Mr Williams is Mr Cook’s go-to guy — he vets possible acquisitions, coordinates with Foxconn Technology and other manufacturers, and oversees the logistics needed to get millions of devices from Asian factories to stores around the world. He is an uncanny Cook clone: tall, soft-spoken, and an avid fitness buff with an inexhaustible memory for operational details. Both men have MBAs from Duke University and spent early parts of their careers at IBM. In the new Apple, he is Tim Cook’s Tim Cook.

Mr Williams took over a team that had little in common with the small groups that created the Macintosh and iPhone, which considered themselves renegades operating in secrecy from other colleagues. The watch team included hundreds of engineers, designers, and marketing people and was the kind of cross-company interdisciplinary team now common under Cook. Apple, which has more than 1,000 chip designers, built the new S1 processor that powers the watch.

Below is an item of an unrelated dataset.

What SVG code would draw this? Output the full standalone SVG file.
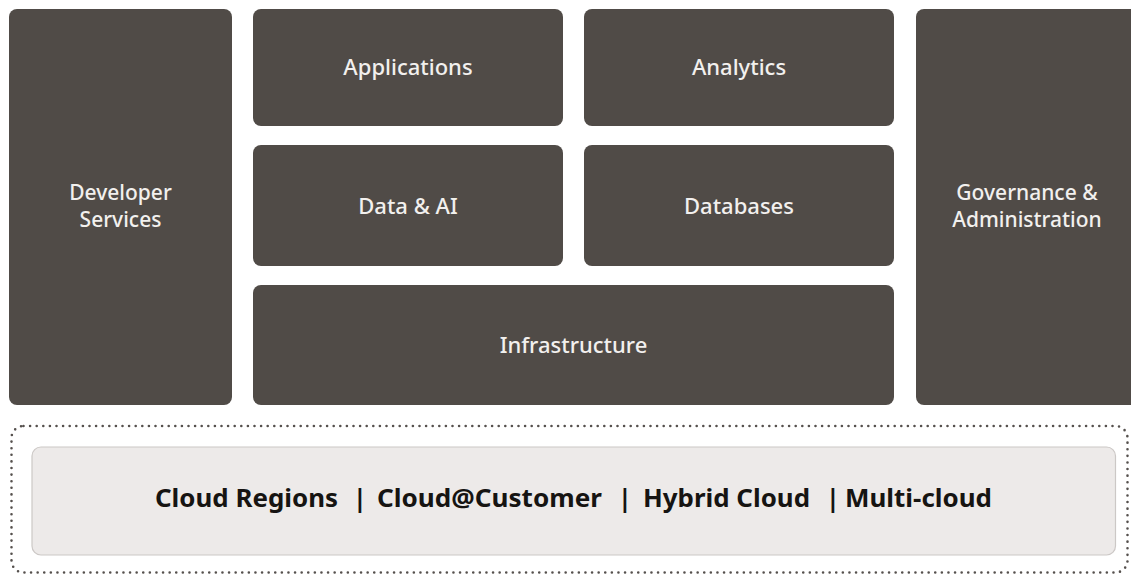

Metallurgists responsible for the casing for Macs and iPhones devised a stronger gold alloy for the premium model of the watch, and Apple’s algorithm scientists studied how to improve the accuracy of the watch’s heart rate sensor.

Mr Williams is unapologetic about the Apple Watch missing this year’s holiday season. “We want to make the best product in the world,” he says. “One of our competitors is on their fourth or fifth attempt, but nobody is wearing them.” Mr Cook also preaches patience. “We could have done the watch much earlier, honestly, but not at the fit and finish and quality and integration of these products,” he says. “And so we are willing to wait.”

Critics of Apple say the watch’s user interface is confusing and that it is not entirely clear whether there’s a “killer app” or what, if anything, the watch does better than a smartphone. Prices start at $349, which is more than most users will pay for an iPhone 6 with a two-year contract.

Mr Cook says he wishes he could make the device more affordable, particularly since the company boasts its potential to help customers manage their health and wellness, but he will not compromise Apple’s large profit margins to make it happen. (Mr Cook theorises that employers eager to see their workers become healthier may subsidise the device.)

Mr Cook sees the watch as a way for customers to manage their fitness and improve their daily lives and as an ever-present remote control for their televisions, home appliances, and online relationships. “I think it is the beginning of a very long run,” he says.